An unbranced alkene A reaction with hydrogen formed a compound B. On analysis, B had the composition by mass of C, 82%, H , 17.2% with a relative molecular mass of 58.
Calculate the empirical formula and molecular formula of B
For empirical formula is it CH2 or CH3? Not sure how to calculate molecular formula though..
C H
% 82 17.8
/AR 6.83 17.8
/small no. 1 2.5
Therefore empirical formula is C2H5.
To get the molecular formala
58 / ( 2X 12+ 5 X1 ) = 2
Therefore, molecular formula is 2 (C2H5) = C4H10
B is butane so A should be butene
2. What bonds are made when butane burns?
Since H2O and CO2 are produced, so covalent bonds? lol.

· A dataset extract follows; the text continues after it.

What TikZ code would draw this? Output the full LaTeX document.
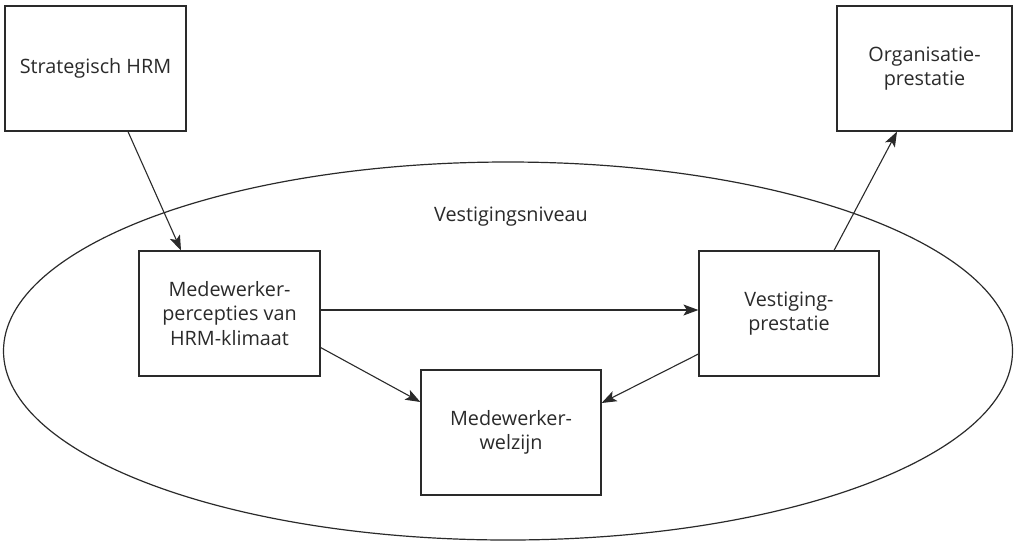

Originally posted by anpanman:2. What bonds are made when butane burns?
Since H2O and CO2 are produced, so covalent bonds? lol.

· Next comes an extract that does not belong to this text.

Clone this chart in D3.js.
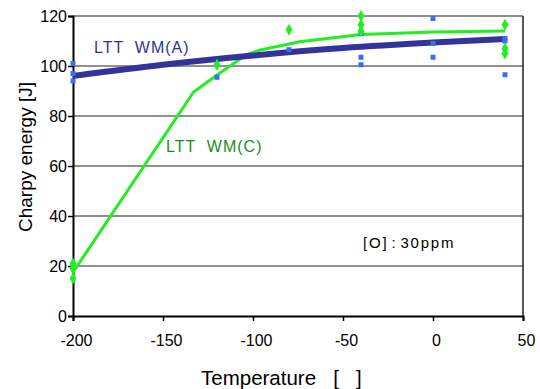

Got so weird qn de ah. Should be covalent bah even if i see no sense in this question...
Originally posted by dkcx:C H
% 82 17.8
/AR 6.83 17.8
/small no. 1 2.5
Therefore empirical formula is C2H5.
To get the molecular formala
58 / ( 2X 12+ 5 X1 ) = 2
Therefore, molecular formula is 2 (C2H5) = C4H10
B is butane so A should be butene
Oh, so you have to multiply to get a whole number. HAHA. I thought you have to round up or round down. Thanks. By the way, have you had any idea what 3 other substances present in chimney gas besides CO2, SO2 and oxides of nitrogen? I think CO is one of them but what about other substances?
Thanks
Originally posted by anpanman:Oh, so you have to multiply to get a whole number. HAHA. I thought you have to round up or round down. Thanks. By the way, have you had any idea what 3 other substances present in chimney gas besides CO2, SO2 and oxides of nitrogen? I think CO is one of them but what about other substances?
Thanks
Should have CO and maybe unburnt C as well which is what makes the smoke black. Not too sure what else, try googling.